Challenge.
Go through the data below and copy it exactly, skipping every picture.

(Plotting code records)

-.-.-

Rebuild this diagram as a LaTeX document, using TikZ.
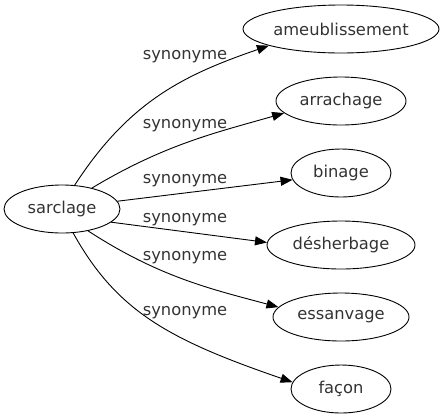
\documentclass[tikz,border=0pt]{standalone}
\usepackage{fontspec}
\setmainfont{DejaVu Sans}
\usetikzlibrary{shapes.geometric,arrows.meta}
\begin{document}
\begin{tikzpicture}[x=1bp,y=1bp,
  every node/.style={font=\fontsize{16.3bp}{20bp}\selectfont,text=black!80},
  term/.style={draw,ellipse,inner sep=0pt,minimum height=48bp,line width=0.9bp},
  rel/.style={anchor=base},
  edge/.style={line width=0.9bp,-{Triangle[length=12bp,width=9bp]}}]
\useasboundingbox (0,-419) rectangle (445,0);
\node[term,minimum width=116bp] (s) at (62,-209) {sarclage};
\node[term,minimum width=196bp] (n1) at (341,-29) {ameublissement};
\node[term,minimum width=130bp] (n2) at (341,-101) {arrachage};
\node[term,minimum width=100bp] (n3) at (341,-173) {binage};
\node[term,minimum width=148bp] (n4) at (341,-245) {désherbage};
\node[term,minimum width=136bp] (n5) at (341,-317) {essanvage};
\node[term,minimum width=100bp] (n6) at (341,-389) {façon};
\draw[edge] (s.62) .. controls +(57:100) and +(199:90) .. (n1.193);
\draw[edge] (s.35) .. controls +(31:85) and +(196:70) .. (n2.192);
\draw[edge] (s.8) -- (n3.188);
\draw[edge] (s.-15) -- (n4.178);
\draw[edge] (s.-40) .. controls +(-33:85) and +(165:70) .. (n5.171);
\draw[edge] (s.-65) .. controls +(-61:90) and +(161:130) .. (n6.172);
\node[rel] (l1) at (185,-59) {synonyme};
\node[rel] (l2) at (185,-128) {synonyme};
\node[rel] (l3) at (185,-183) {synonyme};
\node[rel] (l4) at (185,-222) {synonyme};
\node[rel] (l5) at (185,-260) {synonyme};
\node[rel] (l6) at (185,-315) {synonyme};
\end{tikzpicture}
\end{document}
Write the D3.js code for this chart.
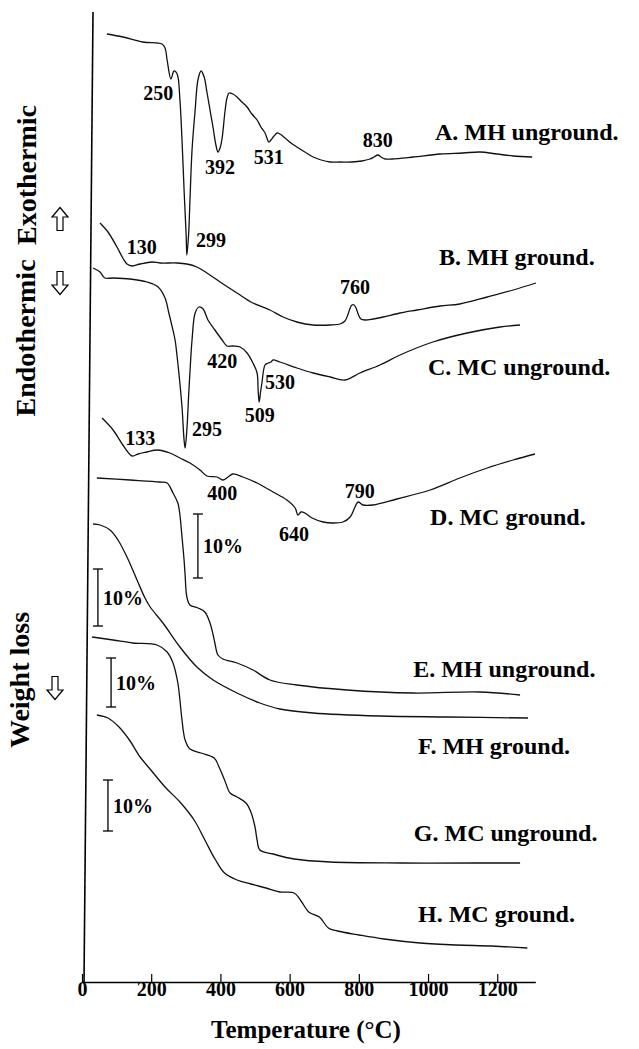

-.-.-

Full answer.
Rebuild this diagram as a LaTeX document, using TikZ.
\documentclass[tikz,border=0pt]{standalone}
\usepackage{fontspec}
\setmainfont{DejaVu Sans}
\usetikzlibrary{shapes.geometric,arrows.meta}
\begin{document}
\begin{tikzpicture}[x=1bp,y=1bp,
  every node/.style={font=\fontsize{16.3bp}{20bp}\selectfont,text=black!80},
  term/.style={draw,ellipse,inner sep=0pt,minimum height=48bp,line width=0.9bp},
  rel/.style={anchor=base},
  edge/.style={line width=0.9bp,-{Triangle[length=12bp,width=9bp]}}]
\useasboundingbox (0,-419) rectangle (445,0);
\node[term,minimum width=116bp] (s) at (62,-209) {sarclage};
\node[term,minimum width=196bp] (n1) at (341,-29) {ameublissement};
\node[term,minimum width=130bp] (n2) at (341,-101) {arrachage};
\node[term,minimum width=100bp] (n3) at (341,-173) {binage};
\node[term,minimum width=148bp] (n4) at (341,-245) {désherbage};
\node[term,minimum width=136bp] (n5) at (341,-317) {essanvage};
\node[term,minimum width=100bp] (n6) at (341,-389) {façon};
\draw[edge] (s.62) .. controls +(57:100) and +(199:90) .. (n1.193);
\draw[edge] (s.35) .. controls +(31:85) and +(196:70) .. (n2.192);
\draw[edge] (s.8) -- (n3.188);
\draw[edge] (s.-15) -- (n4.178);
\draw[edge] (s.-40) .. controls +(-33:85) and +(165:70) .. (n5.171);
\draw[edge] (s.-65) .. controls +(-61:90) and +(161:130) .. (n6.172);
\node[rel] (l1) at (185,-59) {synonyme};
\node[rel] (l2) at (185,-128) {synonyme};
\node[rel] (l3) at (185,-183) {synonyme};
\node[rel] (l4) at (185,-222) {synonyme};
\node[rel] (l5) at (185,-260) {synonyme};
\node[rel] (l6) at (185,-315) {synonyme};
\end{tikzpicture}
\end{document}
Write the D3.js code for this chart.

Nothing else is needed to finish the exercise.